Aware of the tradition of African American drama that had long produced plays in schools, churches, and in community centers across the country, Childress sought to bring this tradition to the forefront of the American theater. In addition to her work as a playwright, she has also been an active supporter of her fellow artists. During the 1950s, her crusades in the Dramatists Guild led to union contracts for black performers and stagehands.
Since the 1970s Childress wrote and produced works specifically for young adults. Ferdinand Monjo, editor and author of children's books, suggested Childress write her first young adult book on the timely subject of drug use. The result, A Hero Ain't Nothin' But a Sandwich (1973), was a novel about a black thirteen-year-old heroine user that met acclaim as well as censorship. The novel was nominated for a 1974 National Book Award and named a Notable Book by the American Library Association, as well as banned in the Savannah, Georgia school library (the first since Catcher in the Rye). A Hero Ain't Nothin' But a Sandwich propelled Childress into the role of screenwriter for the 1977 film featuring Cicely Tyson and Paul Winfield. Childress' later work includes another controversial young adult novel Those Other People (1989). This novel is told from several outsider's points of view and addresses difficult issues including sexual abuse, homosexuality, and suicide. Called by one critic "a penetrating examination of bigotry and racism," another critic claims this to be "a disturbing, disquieting novel that reflects another side of life."

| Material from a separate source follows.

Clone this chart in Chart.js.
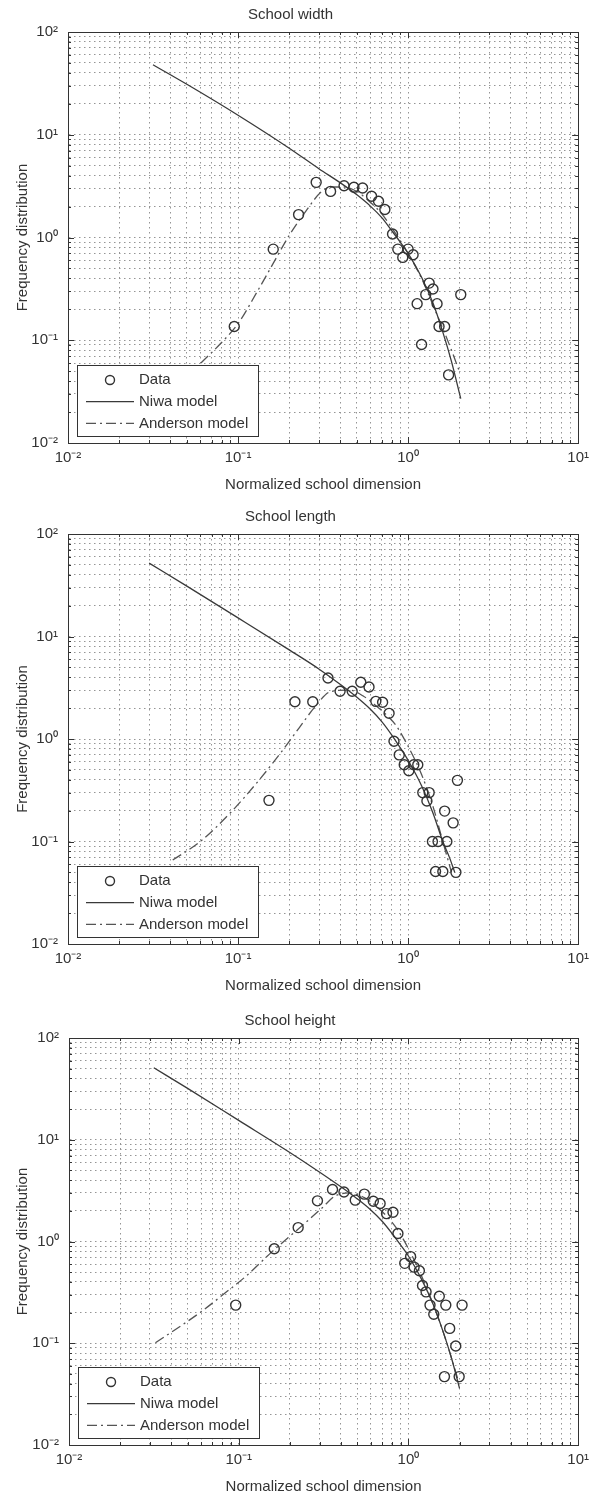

With her husband, composer Nathan Woodward, Childress has written two plays focusing on the Gullah-speaking people who live off the coast of South Carolina and Georgia, Sea Island Song (produced 1979) and Gullah (produced 1984). Moms, based on the life of blues singer and humorist Moms Mabley, appeared in 1986. Childress has received numerous acknowledgments for her contributions to American theater. In 1965 she appeared with James Baldwin, Leroi Jones (Imiri Baraka), and Langston Hughes on a British Broadcasting Corporation panel discussion on "The Negro in the American Theatre." She received a Rockefeller Foundation fellowship in 1967 and from 1966-68 was a fellow at the Radcliffe (College) Institute for Independent Study. In 1984 she received the Radcliffe Graduate Society Medal; in 1986 she received the Audelco Pioneer Award; and before her death from cancer in 1994, she received the 1993 Association for Theatre in Higher Education Lifetime Achievement Award.
Other Works:
String (1969). The Freedom Drum (1970). Mojo: A Black Love Story (1970). Mojo and String: Two Plays (1971). Black Scenes (editor, 1973). A Short Walk (1979). Rainbow Jordan (1981). Many Closets (1987).
Bibliography:
Brown-Guillory, E., Their Place on the Stage: Black Playwrights in America (1988). Keyssar, H., Feminist Theater (1984). Patterson, L., ed., Anthology of the American Negro in the Theatre: A Critical Approach (1968).
Reference Works:
Black American Writers Past and Present (1975). Black American Playwrights (1976). Black Playwrights (1978). Black Writers (1989). Children's Books and Their Creators (1995). CA (1974, 1999). CANR (1981, 1989). CLC (1980, 1997). FC (1990). MTCW (1991). More Black Playwrights (1978). Notable Women in American Theater (1989). Oxford Companion to Women's Writing in the United States (1995). SATA (1975, 1995).
Other reference:
Freedomways (Winter 1966). Sage (Spring 1987). Southern Quarterly (Spring 1987).